— Begin —
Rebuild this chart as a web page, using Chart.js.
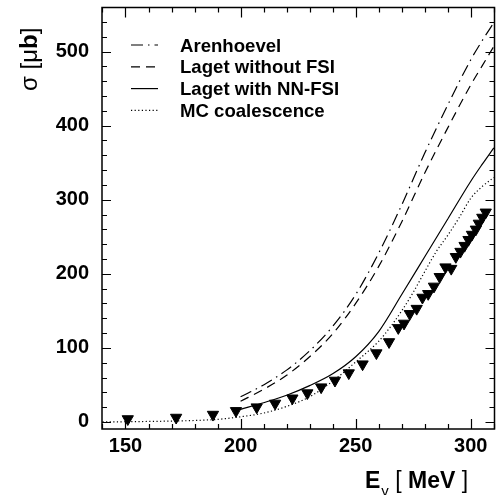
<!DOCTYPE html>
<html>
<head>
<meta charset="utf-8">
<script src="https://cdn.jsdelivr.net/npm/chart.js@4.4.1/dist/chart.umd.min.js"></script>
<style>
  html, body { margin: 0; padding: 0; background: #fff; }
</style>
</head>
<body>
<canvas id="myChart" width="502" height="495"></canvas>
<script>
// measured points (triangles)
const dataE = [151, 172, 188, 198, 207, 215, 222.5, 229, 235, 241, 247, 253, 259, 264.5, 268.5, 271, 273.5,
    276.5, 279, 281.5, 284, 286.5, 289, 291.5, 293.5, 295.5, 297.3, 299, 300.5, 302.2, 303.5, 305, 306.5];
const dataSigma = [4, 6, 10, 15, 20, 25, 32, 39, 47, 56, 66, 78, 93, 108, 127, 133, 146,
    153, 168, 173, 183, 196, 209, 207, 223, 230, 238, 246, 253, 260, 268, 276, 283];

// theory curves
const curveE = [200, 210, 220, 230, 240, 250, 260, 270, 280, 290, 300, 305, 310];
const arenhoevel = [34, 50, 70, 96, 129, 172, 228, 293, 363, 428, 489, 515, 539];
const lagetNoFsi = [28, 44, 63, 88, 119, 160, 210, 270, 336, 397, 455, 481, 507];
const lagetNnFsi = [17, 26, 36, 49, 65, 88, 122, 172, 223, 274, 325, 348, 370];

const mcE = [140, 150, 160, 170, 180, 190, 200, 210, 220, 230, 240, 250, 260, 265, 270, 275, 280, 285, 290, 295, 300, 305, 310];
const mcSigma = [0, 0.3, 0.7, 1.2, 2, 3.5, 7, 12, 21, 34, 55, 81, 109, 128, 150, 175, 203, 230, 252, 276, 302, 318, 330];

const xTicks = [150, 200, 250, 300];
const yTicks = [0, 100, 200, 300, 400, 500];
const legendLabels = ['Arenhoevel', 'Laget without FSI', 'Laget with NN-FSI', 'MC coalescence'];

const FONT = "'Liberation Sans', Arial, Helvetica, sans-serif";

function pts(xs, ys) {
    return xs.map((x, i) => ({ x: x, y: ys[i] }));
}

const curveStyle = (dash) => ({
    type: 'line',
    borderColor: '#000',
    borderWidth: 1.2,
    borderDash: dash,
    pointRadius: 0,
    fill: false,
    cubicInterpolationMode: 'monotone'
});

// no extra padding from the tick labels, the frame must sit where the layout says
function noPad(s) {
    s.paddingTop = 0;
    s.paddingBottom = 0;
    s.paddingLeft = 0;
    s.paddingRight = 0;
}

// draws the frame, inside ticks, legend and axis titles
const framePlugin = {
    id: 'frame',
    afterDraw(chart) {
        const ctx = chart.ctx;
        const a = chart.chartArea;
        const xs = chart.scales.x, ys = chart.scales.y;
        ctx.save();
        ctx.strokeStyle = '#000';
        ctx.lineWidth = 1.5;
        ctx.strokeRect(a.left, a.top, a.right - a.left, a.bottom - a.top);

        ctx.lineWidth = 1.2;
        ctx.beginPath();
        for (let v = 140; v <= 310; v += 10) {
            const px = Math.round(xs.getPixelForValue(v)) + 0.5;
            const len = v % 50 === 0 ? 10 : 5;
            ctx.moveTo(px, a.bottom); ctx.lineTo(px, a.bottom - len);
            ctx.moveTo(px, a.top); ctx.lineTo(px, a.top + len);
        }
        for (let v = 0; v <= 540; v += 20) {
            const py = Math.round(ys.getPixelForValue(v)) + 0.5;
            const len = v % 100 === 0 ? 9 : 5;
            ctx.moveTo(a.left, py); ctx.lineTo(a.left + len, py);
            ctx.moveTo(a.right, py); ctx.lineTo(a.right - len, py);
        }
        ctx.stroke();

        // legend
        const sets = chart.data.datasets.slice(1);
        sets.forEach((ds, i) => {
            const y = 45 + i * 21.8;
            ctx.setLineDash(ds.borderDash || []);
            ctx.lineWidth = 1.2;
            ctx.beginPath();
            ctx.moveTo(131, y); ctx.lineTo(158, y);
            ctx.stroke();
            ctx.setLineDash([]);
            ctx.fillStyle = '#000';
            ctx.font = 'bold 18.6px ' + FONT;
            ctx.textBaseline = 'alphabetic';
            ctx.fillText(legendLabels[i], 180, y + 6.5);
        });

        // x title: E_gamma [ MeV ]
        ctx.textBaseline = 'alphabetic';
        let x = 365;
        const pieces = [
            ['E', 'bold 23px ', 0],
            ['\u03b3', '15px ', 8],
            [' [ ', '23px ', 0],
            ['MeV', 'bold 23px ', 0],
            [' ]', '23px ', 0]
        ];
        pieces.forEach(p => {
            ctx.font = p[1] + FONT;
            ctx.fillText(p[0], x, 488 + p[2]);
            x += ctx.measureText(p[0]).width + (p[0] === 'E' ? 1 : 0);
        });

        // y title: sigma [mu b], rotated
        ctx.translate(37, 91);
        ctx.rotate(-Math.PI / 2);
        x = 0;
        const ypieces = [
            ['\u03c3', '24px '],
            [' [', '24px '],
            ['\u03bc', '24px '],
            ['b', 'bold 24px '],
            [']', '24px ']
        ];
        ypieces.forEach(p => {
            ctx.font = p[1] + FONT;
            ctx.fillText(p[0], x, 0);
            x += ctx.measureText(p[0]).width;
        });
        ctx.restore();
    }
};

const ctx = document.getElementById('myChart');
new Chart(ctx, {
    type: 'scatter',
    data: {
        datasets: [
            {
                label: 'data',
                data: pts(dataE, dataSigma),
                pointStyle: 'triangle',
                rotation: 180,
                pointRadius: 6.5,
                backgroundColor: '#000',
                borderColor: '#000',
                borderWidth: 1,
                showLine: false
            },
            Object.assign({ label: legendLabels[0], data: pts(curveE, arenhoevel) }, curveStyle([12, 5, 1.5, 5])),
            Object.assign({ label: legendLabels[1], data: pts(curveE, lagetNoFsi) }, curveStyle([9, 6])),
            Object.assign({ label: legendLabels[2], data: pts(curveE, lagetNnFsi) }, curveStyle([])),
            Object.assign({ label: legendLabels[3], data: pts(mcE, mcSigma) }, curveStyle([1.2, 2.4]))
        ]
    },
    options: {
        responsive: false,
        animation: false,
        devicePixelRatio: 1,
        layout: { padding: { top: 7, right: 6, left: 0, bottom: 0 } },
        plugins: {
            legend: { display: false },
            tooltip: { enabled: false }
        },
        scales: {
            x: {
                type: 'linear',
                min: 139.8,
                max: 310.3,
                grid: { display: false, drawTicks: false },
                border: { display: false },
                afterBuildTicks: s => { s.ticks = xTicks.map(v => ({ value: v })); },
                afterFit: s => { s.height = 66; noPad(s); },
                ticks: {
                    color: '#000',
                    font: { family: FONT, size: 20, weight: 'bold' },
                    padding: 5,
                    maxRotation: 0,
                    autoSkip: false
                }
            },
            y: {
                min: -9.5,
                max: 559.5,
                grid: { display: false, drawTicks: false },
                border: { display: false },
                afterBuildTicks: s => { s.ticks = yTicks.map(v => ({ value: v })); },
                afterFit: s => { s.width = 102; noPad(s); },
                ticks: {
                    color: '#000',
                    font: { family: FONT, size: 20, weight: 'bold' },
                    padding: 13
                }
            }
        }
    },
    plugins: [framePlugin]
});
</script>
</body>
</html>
— End —
Repeat, exactly and in full, each line from the start of the data to the line that contains "325, 348, 370];". Pictures do not go in.

Rebuild this chart as a web page, using Chart.js.
<!DOCTYPE html>
<html>
<head>
<meta charset="utf-8">
<script src="https://cdn.jsdelivr.net/npm/chart.js@4.4.1/dist/chart.umd.min.js"></script>
<style>
  html, body { margin: 0; padding: 0; background: #fff; }
</style>
</head>
<body>
<canvas id="myChart" width="502" height="495"></canvas>
<script>
// measured points (triangles)
const dataE = [151, 172, 188, 198, 207, 215, 222.5, 229, 235, 241, 247, 253, 259, 264.5, 268.5, 271, 273.5,
    276.5, 279, 281.5, 284, 286.5, 289, 291.5, 293.5, 295.5, 297.3, 299, 300.5, 302.2, 303.5, 305, 306.5];
const dataSigma = [4, 6, 10, 15, 20, 25, 32, 39, 47, 56, 66, 78, 93, 108, 127, 133, 146,
    153, 168, 173, 183, 196, 209, 207, 223, 230, 238, 246, 253, 260, 268, 276, 283];

// theory curves
const curveE = [200, 210, 220, 230, 240, 250, 260, 270, 280, 290, 300, 305, 310];
const arenhoevel = [34, 50, 70, 96, 129, 172, 228, 293, 363, 428, 489, 515, 539];
const lagetNoFsi = [28, 44, 63, 88, 119, 160, 210, 270, 336, 397, 455, 481, 507];
const lagetNnFsi = [17, 26, 36, 49, 65, 88, 122, 172, 223, 274, 325, 348, 370];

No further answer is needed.